The summer of Ashley Moore's eighth year will be filled with swimming and biking, roller-skating and tap dance lessons -- days that could not be more different from those she spent last summer recovering from severe burns suffered in a boiler system accident at Baltimore's Hazelwood Elementary School.
She has come through with resilience, but there is no forgetting.
Diving into an oversized carton of toys in the living room of her home in Northeast Baltimore, she is as likely to emerge with a package of unopened gauze or hospital skin cream as she is a teddy bear or a yo-yo or a box of crayons. She makes a game of finding images in the scars that run the length of her small body.
"They're like the shapes of a constellation to her -- it's her way of accepting it," said her mother, Tamala Moore. Ashley, a bright, determined little girl with enormous eyes and an infectious smile, seems to take it in stride.
"How she was is how she's trying to be," said her mother, who until now has declined to publicly discuss details of Ashley's accident and her recovery.
After months of surgeries and painful burn treatments, of learning to sit up and to walk all over again, of home tutoring and difficult physical therapy, Ashley seems very nearly there.
The incident June 18, 1996, occurred after Hazelwood's hot-water system overheated, creating a dangerous buildup of heat and pressure, state inspectors believe.

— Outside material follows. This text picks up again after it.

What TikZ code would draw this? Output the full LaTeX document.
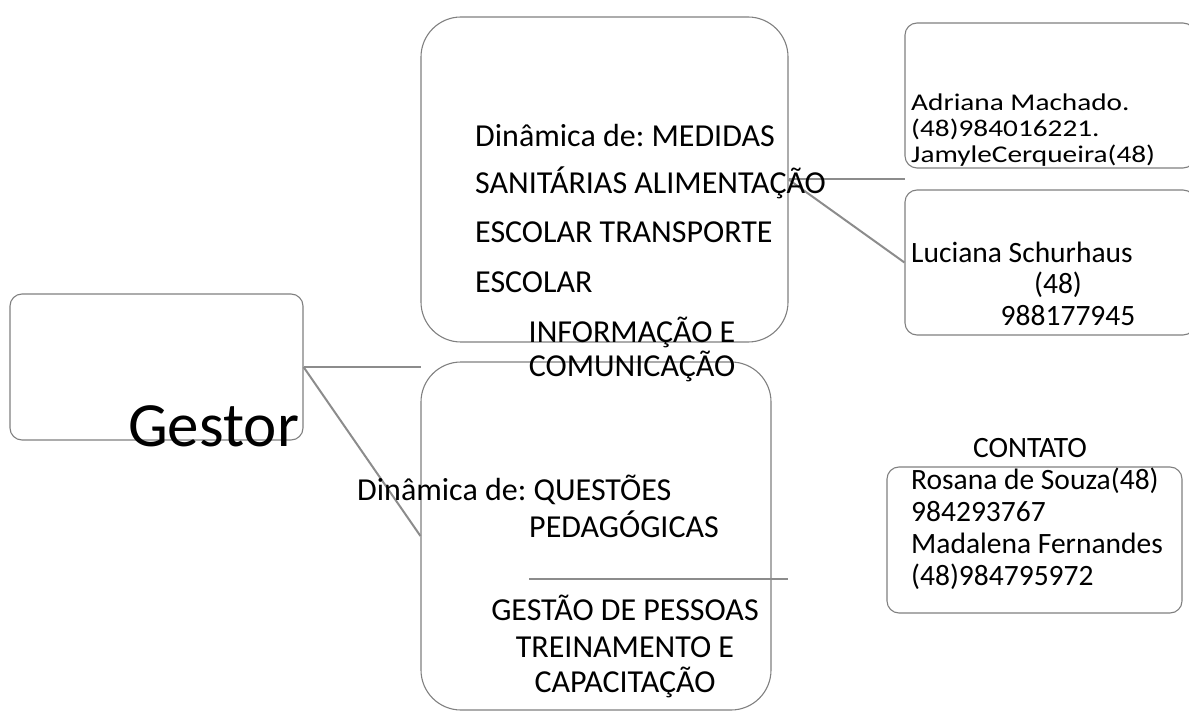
\documentclass[tikz,border=0pt]{standalone}
\usepackage{fontspec}
\setmainfont{Carlito}
\newfontfamily\widefont{Carlito}[FakeStretch=1.22]
\frenchspacing
\definecolor{boxgray}{gray}{0.5}
\definecolor{linegray}{gray}{0.55}
\begin{document}
\begin{tikzpicture}[x=1pt,y=-1pt,
  box/.style={draw=boxgray, line width=1.1pt, inner sep=0pt},
  conn/.style={draw=linegray, line width=2pt},
  txt/.style={inner sep=0pt},
  ts/.style={txt, font=\fontsize{32}{38}\selectfont},
  bs/.style={txt, font=\fontsize{32}{38}\selectfont},
  rs/.style={txt, font=\fontsize{29.5}{34}\selectfont},
  ws/.style={txt, font=\widefont\fontsize{24}{26}\selectfont}]
\useasboundingbox (0,0) rectangle (1189,711);
% boxes
\node[box, rounded corners=12pt, minimum width=293pt, minimum height=146pt] (gestor) at (156.5,367) {};
\node[box, rounded corners=40pt, minimum width=367pt, minimum height=325pt] (top) at (604.5,179.5) {};
\node[box, rounded corners=40pt, minimum width=350pt, minimum height=348pt] (bot) at (596,536) {};
\node[box, rounded corners=12pt, minimum width=290pt, minimum height=145pt] (adr) at (1050,95.5) {};
\node[box, rounded corners=12pt, minimum width=290pt, minimum height=145pt] (luc) at (1050,262.5) {};
\node[box, rounded corners=12pt, minimum width=295pt, minimum height=146pt] (con) at (1034.5,540) {};
% connectors
\coordinate (c1) at (421,367);
\coordinate (c2) at (905,179.5);
\coordinate (c3) at (529,579);
\coordinate (c4) at (788,579);
\draw[conn] (gestor.east) -- (c1);
\draw[conn] (gestor.east) -- (bot.west);
\draw[conn] (top.east) -- (c2);
\draw[conn] (top.east) -- (luc.west);
\draw[conn] (c3) -- (c4);
% texts
\node[txt, font=\fontsize{63}{70}\selectfont, anchor=base west] (tg) at (128,446) {Gestor};
\node[ts, anchor=base west] (t1) at (475,147) {Dinâmica de: MEDIDAS};
\node[ts, anchor=base west] (t2) at (475,194) {SANITÁRIAS ALIMENTAÇÃO};
\node[ts, anchor=base west] (t3) at (475,243) {ESCOLAR TRANSPORTE};
\node[ts, anchor=base west] (t4) at (475,293) {ESCOLAR};
\node[ts, anchor=base] (t5) at (632,342) {INFORMAÇÃO E};
\node[ts, anchor=base] (t6) at (632,377) {COMUNICAÇÃO};
\node[bs, anchor=base west] (b1) at (357,500) {Dinâmica de: QUESTÕES};
\node[bs, anchor=base] (b2) at (624,537) {PEDAGÓGICAS};
\node[bs, anchor=base] (b3) at (625,620) {GESTÃO DE PESSOAS};
\node[bs, anchor=base] (b4) at (625,657) {TREINAMENTO E};
\node[bs, anchor=base] (b5) at (625,692) {CAPACITAÇÃO};
\node[ws, anchor=base west] (a1) at (911,111) {Adriana Machado.};
\node[ws, anchor=base west] (a2) at (911,137) {(48)984016221.};
\node[ws, anchor=base west] (a3) at (911,163) {JamyleCerqueira(48)};
\node[rs, anchor=base west] (l1) at (911,263) {Luciana Schurhaus};
\node[rs, anchor=base] (l2) at (1058,294) {(48)};
\node[rs, anchor=base] (l3) at (1068,326) {988177945};
\node[rs, anchor=base] (k0) at (1030,457) {CONTATO};
\node[rs, anchor=base west] (k1) at (911,489) {Rosana de Souza(48)};
\node[rs, anchor=base west] (k2) at (911,521) {984293767};
\node[rs, anchor=base west] (k3) at (911,553) {Madalena Fernandes};
\node[rs, anchor=base west] (k4) at (911,585) {(48)984795972};
\end{tikzpicture}
\end{document}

When Ashley flushed a toilet, that pressure was released in an eruption of scalding water and steam that left her with second- and third-degree burns from her neck to her ankles.
Her recovery required her to remain for weeks on a heated, liquid-filled mattress designed for burn patients. She made seven trips to surgery, a prospect her mother says Ashley did not mind much because it was the only time she wasn't in pain. Uninterested in meals, she received nourishment intravenously all summer.
As she improved, she developed a curiosity about health and science that has become a daily interest. She proudly rattles off the steps of her most recent chemistry experiment and uses medical terms that confound her mother.
In the hospital, she painted and strung wildly colored beads. Once home, she kept a journal, writing one-page observations about Halloween and her plan to get a dog.
When she finally began second-grade classes in November, they were in a private school on the west side of town, where she did not face daily reminders of the accident, as she would have at Hazelwood.
Sometimes, she confided recently, she sort of misses being pushed around in a wheelchair.
Ashley still has pain, but it is easing. "At first it felt like the sun was on it -- now it just feels cold," she says.
It took six months before she was comfortable enough to sleep through the night, according to her mother.
The scars from the accident reach beyond the Moores, who are suing the schools, city, state and Hartford Steam Boiler Inspection and Insurance Co. for $6.5 million. Parents of children at Hazelwood say the accident has left them with nagging fears about the physical conditions in the schools.
June Kroll, who has three children at Hazelwood and lives around the corner, rushed to the school that day after seeing the ambulance out front. She could feel the heat in the air when she walked through the front door.
Although all the schools were reinspected after the accident and officials say they have fixed the hazardous conditions that were found in many, Kroll's confidence in the system has not improved much.
"Sooner or later I'm afraid things will go by the wayside again," she said. "If I could afford it, I would probably put my children in the parochial schools. But I don't know that they're maintained any better."
She and others also ask why it is taking more than a year for officials to explain what exactly happened at Hazelwood, the contributing factors and how conditions became so dangerous throughout the schools.
Newly released records show that maintenance workers reported the need for a new water-temperature control valve at Hazelwood at least six weeks before the accident. Four days prior to the accident, they alerted school engineers that the school's water temperature could not be controlled.
"There was knowledge that something was wrong, and nothing was done," Moore said.
Members of a state panel investigating widespread discrepancies in boiler inspections at the schools say they don't know when their task will be finished. Only this month did they ask their first questions of school officials and of the private, city-paid Hartford safety inspectors, whose work has been called into question.
"This should have been done by the end of last summer, before schools opened," said Moore.
Another parent, Barbara Donatelli, agreed: "We should have had answers already. They should give us a report of what they found and a plan of action to resolve it."